Ah, mas só porque não há registro de Bolso usar o termo num sentido não sexual, isso não quer dizer que “pintou um clima” seja exclusivamente empregado na língua portuguesa para se falar de sexo, né? Errado!
O
professor Monclar Lopes , do Departamento de Letras Clássicas e Vernáculas da Universidade Federal Fluminense, explica que a expressão “pintou um clima”, que Bolso usou numa live de sexta para se referir a meninas venezuelanas de 14, 15 anos, sempre tem o contexto romântico sexual.
Reproduzo o texto escrito pelo linguista:
Acordei neste domingo (16 de outubro de 2022) com vontade de divulgar um pouco da ciência linguística. Depois das notícias de sábado, você ficou em dúvida sobre os possíveis significados do idiomatismo “pintar um clima?”
O meu conhecimento linguístico sobre essa construção me levou a aventar a hipótese de que essa expressão mobiliza um frame – um enquadre – romântico/sexual, mas, depois de ler umas análises de adoradores do coiso lá no Twitter, resolvi verificar a realidade dos fatos nos dados da língua em uso. Não há nada como a ciência e seus métodos para nos auxiliarem nesse momento, não é mesmo?

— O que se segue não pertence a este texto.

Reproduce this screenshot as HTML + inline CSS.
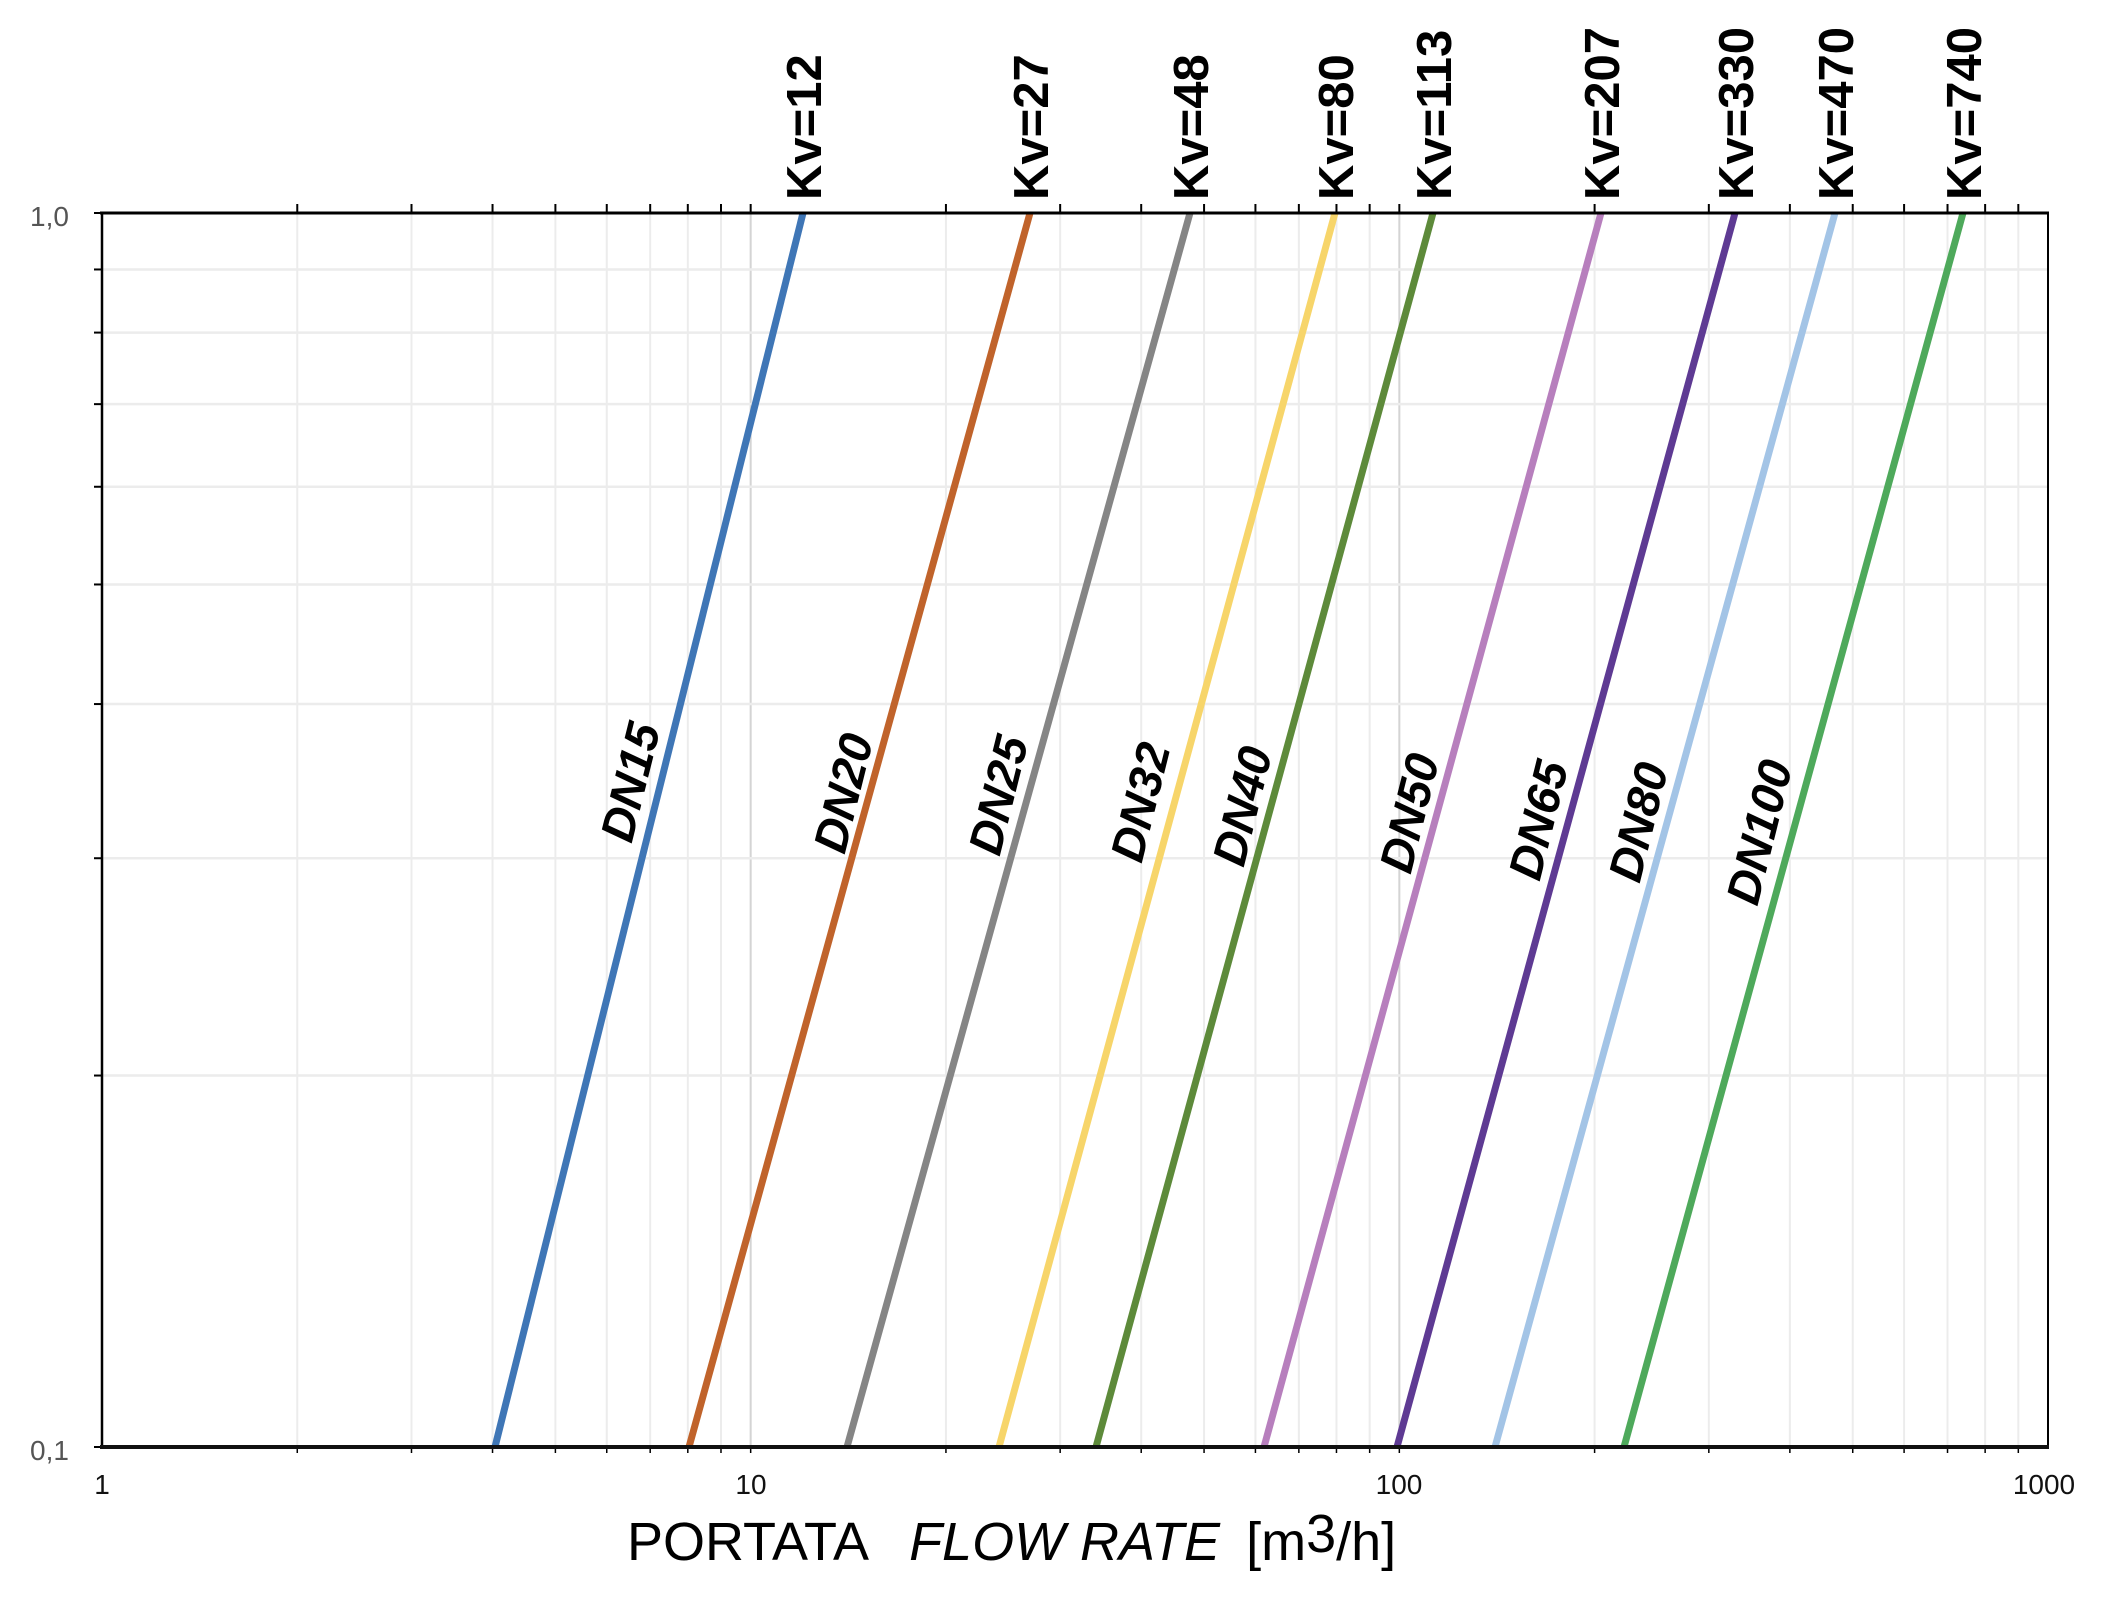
<!DOCTYPE html>
<html><head><meta charset="utf-8"><style>
html,body{margin:0;padding:0;background:#fff;}
svg{display:block;}
</style></head><body>
<svg id="s" width="2114" height="1608" viewBox="0 0 2114 1608" xmlns="http://www.w3.org/2000/svg" font-family="Liberation Sans, sans-serif">
<rect width="2114" height="1608" fill="#fff"/>
<g id="grid"></g>
<g stroke-width="7" stroke-linecap="butt" fill="none">
<line x1="803" y1="213" x2="495" y2="1447" stroke="#3f76b6"/>
<line x1="1030" y1="213" x2="689" y2="1447" stroke="#c0632b"/>
<line x1="1190" y1="213" x2="847" y2="1447" stroke="#858585"/>
<line x1="1335" y1="213" x2="999" y2="1447" stroke="#f7d56a"/>
<line x1="1433" y1="213" x2="1096" y2="1447" stroke="#5d8a3a"/>
<line x1="1601" y1="213" x2="1264" y2="1447" stroke="#b77fbd"/>
<line x1="1735" y1="213" x2="1397" y2="1447" stroke="#5e3a93"/>
<line x1="1835" y1="213" x2="1495" y2="1447" stroke="#a3c4e6"/>
<line x1="1963" y1="213" x2="1624" y2="1447" stroke="#4ea95b"/>
</g>
<g id="axes"></g>
<g font-weight="bold" font-size="49" fill="#000">
<text transform="translate(821,200) rotate(-90)">Kv=12</text>
<text transform="translate(1048,200) rotate(-90)">Kv=27</text>
<text transform="translate(1208,200) rotate(-90)">Kv=48</text>
<text transform="translate(1353,200) rotate(-90)">Kv=80</text>
<text transform="translate(1451,200) rotate(-90)">Kv=113</text>
<text transform="translate(1619,200) rotate(-90)">Kv=207</text>
<text transform="translate(1753,200) rotate(-90)">Kv=330</text>
<text transform="translate(1853,200) rotate(-90)">Kv=470</text>
<text transform="translate(1981,200) rotate(-90)">Kv=740</text>
</g>
<g font-weight="bold" font-style="italic" font-size="47" fill="#000" text-anchor="middle" dominant-baseline="central">
<text transform="translate(630,782) rotate(-76)">DN15</text>
<text transform="translate(843,793) rotate(-76)">DN20</text>
<text transform="translate(998,795) rotate(-76)">DN25</text>
<text transform="translate(1140,802) rotate(-76)">DN32</text>
<text transform="translate(1242,806) rotate(-76)">DN40</text>
<text transform="translate(1409,813) rotate(-76)">DN50</text>
<text transform="translate(1538,820) rotate(-76)">DN65</text>
<text transform="translate(1638,822) rotate(-76)">DN80</text>
<text transform="translate(1759,832) rotate(-76)">DN100</text>
</g>
<g font-size="28" fill="#555">
<text x="30" y="226">1,0</text>
<text x="30" y="1460">0,1</text>
</g>
<g font-size="28" fill="#111" text-anchor="middle">
<text x="102" y="1494">1</text>
<text x="751" y="1494">10</text>
<text x="1399" y="1494">100</text>
<text x="2044" y="1494">1000</text>
</g>
<text x="627" y="1560" font-size="54" fill="#000">PORTATA <tspan dx="28" font-style="italic">FLOW RATE</tspan><tspan dx="26">[m</tspan><tspan dy="-8">3</tspan><tspan dy="8">/h]</tspan></text>
</svg>
<script>
var L=102,R=2048,T=213,B=1447,D=(R-L)/3,H=B-T;
function X(v){return L+Math.log10(v)*D;}
function Y(p){return T-Math.log10(p)*H;}
var g='',a='';
for(var d=0;d<3;d++){for(var k=1;k<=9;k++){var v=k*Math.pow(10,d);var x=X(v);
 if(k==1&&d==0)continue;
 var c=(k==1)?'#d4d4d4':'#ececec';
 g+='<line x1="'+x+'" y1="'+T+'" x2="'+x+'" y2="'+B+'" stroke="'+c+'" stroke-width="2"/>';
 a+='<line x1="'+x+'" y1="'+T+'" x2="'+x+'" y2="'+(T-9)+'" stroke="#000" stroke-width="2"/>';
 a+='<line x1="'+x+'" y1="'+B+'" x2="'+x+'" y2="'+(B+6)+'" stroke="#000" stroke-width="1.5"/>';
}}
for(var k=2;k<=9;k++){var y=Y(k/10);
 g+='<line x1="'+L+'" y1="'+y+'" x2="'+R+'" y2="'+y+'" stroke="#ececec" stroke-width="2.5"/>';
 a+='<line x1="'+(L-8)+'" y1="'+y+'" x2="'+L+'" y2="'+y+'" stroke="#000" stroke-width="2"/>';
}
a+='<line x1="'+(L-8)+'" y1="'+T+'" x2="'+L+'" y2="'+T+'" stroke="#000" stroke-width="2"/>';
a+='<line x1="'+(L-8)+'" y1="'+B+'" x2="'+L+'" y2="'+B+'" stroke="#000" stroke-width="2"/>';
a+='<line x1="'+L+'" y1="'+T+'" x2="'+L+'" y2="'+B+'" stroke="#000" stroke-width="2.5"/>';
a+='<line x1="'+R+'" y1="'+T+'" x2="'+R+'" y2="'+B+'" stroke="#000" stroke-width="2"/>';
a+='<line x1="'+(L-2)+'" y1="'+T+'" x2="'+(R+1)+'" y2="'+T+'" stroke="#000" stroke-width="3"/>';
a+='<line x1="'+(L-2)+'" y1="'+B+'" x2="'+(R+1)+'" y2="'+B+'" stroke="#111" stroke-width="4"/>';
document.getElementById('grid').innerHTML=g;
document.getElementById('axes').innerHTML=a;
</script>
</body></html>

Recorri inicialmente à base de dados Now do Corpus do Português (corpusdoportugues.org), constituído com mais de 1 bilhão de palavras e fiz uma busca pela expressão “pintar um clima” (e todas as suas variações). Eis o resultado da busca, que indica a frequência de ocorrência no corpus:
1. Pinta um clima: 16 ocorrências
2. Pintou um clima: 11 ocorrências
3. Pintado um clima: 5 ocorrências
4. Pintar um clima: 4 ocorrências
5. Pintando um clima: 2 ocorrências
6. Pinte um clima: 1 ocorrência
7. Pintará um clima: 1 ocorrência
Em absolutamente TODAS as ocorrências disponíveis no corpus, PINTAR UM CLIMA e suas variações ocorrem em um contexto romântico/ sexual, o que serve de forte evidência para a minha hipótese apresentada no primeiro parágrafo deste texto: a construção está fortemente vinculada a um frame de cunho romântico/ sexual. Quando olhamos o contexto linguístico imediato, mais especificamente as palavras no entorno, achamos elementos pertencentes a esse mesmo frame, a saber: enciumado, amada, beijam, romântico, beijo intenso, tesão, caçar pessoas, caidinho, discreto, apaixonada, namorados, flerte, abraçar etc. Vale ressaltar que o referido corpus é constituído por textos midiáticos, quase todos redigidos em linguagem formal. Nesse contexto, há um maior monitoramento quanto aos vocábulos e expressões empregados e “pintar um clima” parece servir como uma “proteção à face” do(a) redator(a), em que ele(a) precisa sugerir a existência de um contexto de tensão sexual, mas sem ser muito específico.
No intuito de ampliar um pouco mais o número de dados e olhar para outros contextos de uso, parti para o Twitter. Para uma análise mais cuidadosa, restringi as buscas ao ano de 2021, para deixar de lado os fatos horrendos narrados na live despresidencial do dia anterior, e analisei as 50 primeiras ocorrências. O contexto é exatamente o mesmo, mas com um vocabulário, vamos dizer, mais específico (algumas vezes, específico até demais).
Com isso, chego à seguinte conclusão: há fortes indícios de que, quando um falante emprega o idiomatismo “pintar um clima”, ele o faz no enquadre da sexualidade. É até verdade que a língua muda e é sempre possível recrutar uma certa construção para um novo uso. No entanto, os usos inovadores ocorrem em contextos atípicos, isto é, em situações em que o entorno linguístico imediato não nos permitiria sancionar plenamente os sentidos originais, o que nos sugeriria uma nova interpretação, uma nova análise. No caso das falas de ontem do despresidente, no entanto, a hipótese de que “pintou um clima” significaria outra coisa quando ocorre no mesmo contexto de palavras como menininhas, bonitas, ganhar a vida, prostituição é não só pouco provável, mas, acredito eu, impossível.